It should not be seen as much of a coincidence that on the day Greek debt is downgraded to junk, a poll comes out that lends weight to the view that the Tories are winning the key argument in this general election campaign, the economic argument.
The only game in town is Europe at the moment, with Portugal and, somewhere further down the road, Spain, next on the list for the dreaded rating drop. Whatever the virtues of wonderful and exciting policies such as Michael Gove's brilliant education plan, which has already caused a Damascene conversion of former Fabian research chairman and now editor of the Jewish Chronicle (Martin Bright take note), Stephen Pollard, the vindication of the Tories in at least promising to focus urgently on Britain's own Brown/Labour-caused debt crisis is surely now unchallengeable. Brown and Labour can go on denying the seriousness of the crisis all they want, but that will not make it go away.

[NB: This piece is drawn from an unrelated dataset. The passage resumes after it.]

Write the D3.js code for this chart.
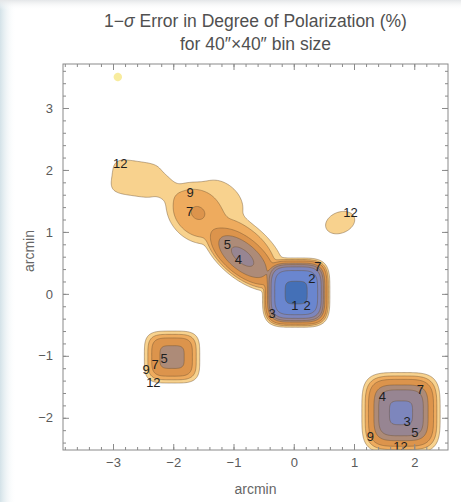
<!DOCTYPE html>
<html>
<head>
<meta charset="utf-8">
<script src="https://cdn.jsdelivr.net/npm/d3@7"></script>
<style>
  body { margin: 0; background: #fff; }
  svg { display: block; font-family: "Liberation Sans", Arial, sans-serif; }
</style>
</head>
<body>
<div id="chart"></div>
<script>
// contour levels, 1-sigma error in %
const levels = [12, 9, 7, 5, 4, 3, 2, 1];
const levelColors = ["#f8d28e", "#eeab5e", "#dc944c", "#ad8b78", "#978592", "#7d86bd", "#6a86cf", "#4470b7"];

// emission sources (arcmin), error at the peak,
// extent where the error alone would reach 12 %, tilt, squareness, steepness
const srcX       = [0.04, -0.85, -0.75, -1.60, -1.20, -2.62, -2.10, 0.77, -2.02, 1.78, -2.92];
const srcY       = [0.02,  0.60,  0.82,  1.30,  1.50,  1.86,  1.70, 1.15, -1.02, -1.92, 3.50];
const srcErr     = [0.85,  3.90,  7.80,  6.97, 10.50, 10.80, 11.00, 11.0,  4.40,  2.80, 11.8];
const srcRx      = [0.56,  0.78,  0.70,  0.56,  0.40,  0.40,  0.22, 0.25,  0.46,  0.65, 0.07];
const srcRy      = [0.56,  0.36,  0.28,  0.44,  0.28,  0.28,  0.13, 0.17,  0.42,  0.65, 0.07];
const srcAngle   = [0,    -38,   -40,   -40,   -40,    -8,   -40,   20,    0,     0,    0];
const srcNorm    = [4,     2,     2,     2,     2,     4,     2,    2,     4,     4,    2];
const srcProfile = [2.5,   3,     3,     3,     3,     3,     3,    2.5,   2.5,   2.5,  2.5];
const blend = 3;

// contour labels
const labelText = ["12", "9", "7", "5", "4", "2", "7", "1", "2", "3", "12",
                   "5", "7", "9", "12", "4", "7", "3", "5", "9", "12"];
const labelX = [-2.88, -1.72, -1.73, -1.10, -0.92, 0.30, 0.40, 0.02, 0.22, -0.36, 0.94,
                -2.15, -2.30, -2.45, -2.33, 1.47, 2.10, 1.88, 2.01, 1.27, 1.77];
const labelY = [2.11, 1.64, 1.33, 0.79, 0.55, 0.24, 0.44, -0.18, -0.18, -0.31, 1.31,
                -1.04, -1.14, -1.22, -1.43, -1.66, -1.55, -2.06, -2.23, -2.31, -2.47];

const xTicks = [-3, -2, -1, 0, 1, 2];
const yTicks = [-2, -1, 0, 1, 2, 3];

const W = 461, H = 502;
const plotL = 63, plotR = 448, plotT = 64, plotB = 450;
const xDomain = [-3.83, 2.56], yDomain = [-2.52, 3.71];

const x = d3.scaleLinear().domain(xDomain).range([plotL, plotR]);
const y = d3.scaleLinear().domain(yDomain).range([plotB, plotT]);

// inverse-square error of each source, merged with a soft maximum
function errAt(px, py) {
  let S = 0;
  for (let k = 0; k < srcX.length; k++) {
    const dx = px - srcX[k], dy = py - srcY[k];
    const a = srcAngle[k] * Math.PI / 180;
    const u = dx * Math.cos(a) + dy * Math.sin(a);
    const v = -dx * Math.sin(a) + dy * Math.cos(a);
    const p = srcNorm[k], q = srcProfile[k];
    const k12 = Math.pow(2 * Math.log(12 / srcErr[k]), 1 / q);
    const d = Math.pow(Math.pow(Math.abs(u) / srcRx[k], p) + Math.pow(Math.abs(v) / srcRy[k], p), 1 / p) * k12;
    const I = Math.exp(-Math.pow(d, q)) / (srcErr[k] * srcErr[k]);
    S += Math.pow(I, blend);
  }
  return 1 / Math.sqrt(Math.pow(S, 1 / blend));
}

// sample the map on a fine grid a bit larger than the frame
const step = 0.02;
const gx0 = xDomain[0] - 0.1, gy1 = yDomain[1] + 0.1;
const nx = Math.ceil((xDomain[1] - xDomain[0] + 0.2) / step) + 1;
const ny = Math.ceil((yDomain[1] - yDomain[0] + 0.2) / step) + 1;
const grid = new Float64Array(nx * ny);
for (let j = 0; j < ny; j++) {
  for (let i = 0; i < nx; i++) {
    grid[j * nx + i] = -errAt(gx0 + i * step, gy1 - j * step);
  }
}

const contours = d3.contours()
  .size([nx, ny])
  .thresholds(levels.map(l => -l))(grid);

const proj = d3.geoTransform({
  point: function (gx, gy) {
    this.stream.point(x(gx0 + (gx - 0.5) * step), y(gy1 - (gy - 0.5) * step));
  }
});
const path = d3.geoPath(proj);

// split every level into its separate pieces, so tiny specks can be drawn softer
const pieces = [];
contours.forEach((c, i) => {
  c.coordinates.forEach(poly => {
    const g = { type: "Polygon", coordinates: poly };
    pieces.push({ level: i, geom: g, area: path.area(g) });
  });
});

const svg = d3.select("#chart").append("svg")
  .attr("width", W)
  .attr("height", H);

// faint tint at the picture's edges
const defs = svg.append("defs");
const lg = defs.append("linearGradient").attr("id", "lefttint");
lg.append("stop").attr("offset", "0%").attr("stop-color", "#d3e2e8");
lg.append("stop").attr("offset", "100%").attr("stop-color", "#ffffff").attr("stop-opacity", 0);
const tg = defs.append("linearGradient").attr("id", "toptint").attr("x2", 0).attr("y2", 1);
tg.append("stop").attr("offset", "0%").attr("stop-color", "#e4e6e8");
tg.append("stop").attr("offset", "100%").attr("stop-color", "#ffffff").attr("stop-opacity", 0);
defs.append("clipPath").attr("id", "plotclip")
  .append("rect")
  .attr("x", plotL).attr("y", plotT)
  .attr("width", plotR - plotL).attr("height", plotB - plotT);

svg.append("rect").attr("width", W).attr("height", H).attr("fill", "#fff");
svg.append("rect").attr("width", 16).attr("height", H).attr("fill", "url(#lefttint)");
svg.append("rect").attr("width", W).attr("height", 10).attr("fill", "url(#toptint)");

const plot = svg.append("g").attr("clip-path", "url(#plotclip)");

plot.selectAll("path.band")
  .data(pieces)
  .enter()
  .append("path")
  .attr("class", "band")
  .attr("d", d => path(d.geom))
  .attr("fill", d => d.area < 80 && d.level === 0 ? "#f8ec9e" : levelColors[d.level])
  .attr("stroke", d => d.area < 80 && d.level === 0 ? "none" : "#6b5030")
  .attr("stroke-opacity", 0.55)
  .attr("stroke-width", 0.8);

plot.selectAll("text.clabel")
  .data(labelText)
  .enter()
  .append("text")
  .attr("class", "clabel")
  .attr("x", (d, i) => x(labelX[i]))
  .attr("y", (d, i) => y(labelY[i]))
  .attr("text-anchor", "middle")
  .attr("dominant-baseline", "central")
  .style("font-size", "13px")
  .attr("fill", "#1e1e1e")
  .text(d => d);

// frame with inward ticks on all four sides
const minorX = d3.range(-3.8, 2.6, 0.2).map(v => +v.toFixed(1)).filter(v => v >= xDomain[0] && v <= xDomain[1]);
const minorY = d3.range(-2.4, 3.8, 0.2).map(v => +v.toFixed(1)).filter(v => v >= yDomain[0] && v <= yDomain[1]);
const fmt = d3.format("d");

function styleAxis(g) {
  g.select(".domain").remove();
  g.selectAll("line").attr("stroke", "#8a8a8a");
  g.selectAll("text").attr("fill", "#5a5a5a").style("font-size", "13px");
}

svg.append("g").attr("transform", `translate(0,${plotB})`)
  .call(d3.axisBottom(x).tickValues(minorX).tickSize(-3).tickFormat("")).call(styleAxis);
svg.append("g").attr("transform", `translate(0,${plotB})`)
  .call(d3.axisBottom(x).tickValues(xTicks).tickSize(-6).tickPadding(8).tickFormat(fmt)).call(styleAxis);
svg.append("g").attr("transform", `translate(0,${plotT})`)
  .call(d3.axisTop(x).tickValues(minorX).tickSize(-3).tickFormat("")).call(styleAxis);
svg.append("g").attr("transform", `translate(0,${plotT})`)
  .call(d3.axisTop(x).tickValues(xTicks).tickSize(-6).tickFormat("")).call(styleAxis);

svg.append("g").attr("transform", `translate(${plotL},0)`)
  .call(d3.axisLeft(y).tickValues(minorY).tickSize(-3).tickFormat("")).call(styleAxis);
svg.append("g").attr("transform", `translate(${plotL},0)`)
  .call(d3.axisLeft(y).tickValues(yTicks).tickSize(-6).tickPadding(10).tickFormat(fmt)).call(styleAxis);
svg.append("g").attr("transform", `translate(${plotR},0)`)
  .call(d3.axisRight(y).tickValues(minorY).tickSize(-3).tickFormat("")).call(styleAxis);
svg.append("g").attr("transform", `translate(${plotR},0)`)
  .call(d3.axisRight(y).tickValues(yTicks).tickSize(-6).tickFormat("")).call(styleAxis);

svg.append("rect")
  .attr("x", plotL).attr("y", plotT)
  .attr("width", plotR - plotL).attr("height", plotB - plotT)
  .attr("fill", "none")
  .attr("stroke", "#8a8a8a")
  .attr("stroke-width", 1);

// titles
const title = svg.append("text")
  .attr("x", (plotL + plotR) / 2)
  .attr("y", 27)
  .attr("text-anchor", "middle")
  .attr("fill", "#505050")
  .style("font-size", "17.5px");
title.append("tspan").text("1\u2212");
title.append("tspan").style("font-style", "italic").text("\u03c3");
title.append("tspan").text(" Error in Degree of Polarization (%)");

svg.append("text")
  .attr("x", (plotL + plotR) / 2)
  .attr("y", 50)
  .attr("text-anchor", "middle")
  .attr("fill", "#505050")
  .style("font-size", "17.5px")
  .text("for 40\u2033\u00d740\u2033 bin size");

svg.append("text")
  .attr("x", (plotL + plotR) / 2)
  .attr("y", 494)
  .attr("text-anchor", "middle")
  .attr("fill", "#666")
  .style("font-size", "14px")
  .text("arcmin");

svg.append("text")
  .attr("transform", `translate(34,251) rotate(-90)`)
  .attr("text-anchor", "middle")
  .attr("fill", "#666")
  .style("font-size", "14px")
  .text("arcmin");
</script>
</body>
</html>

And that's clearly why people increasingly are now seeing that they must therefore make Labour go away on May 6th. The stakes have never been higher - for everyone. One thing's for sure, a hung parliament or, heaven forbid, five more years of Brown - though one could and most likely would lead to the other - and we would be the ones in the unfortunate Greeks' shoes next: 16+% government borrowing interest rates, a shattered credit rating and staring down both barrels of a titanic debt default and a bombed out economy.
But the message is finally getting through: Brown or Clegg mean economic crisis and meltdown. And only the Tories offer any hope of averting both.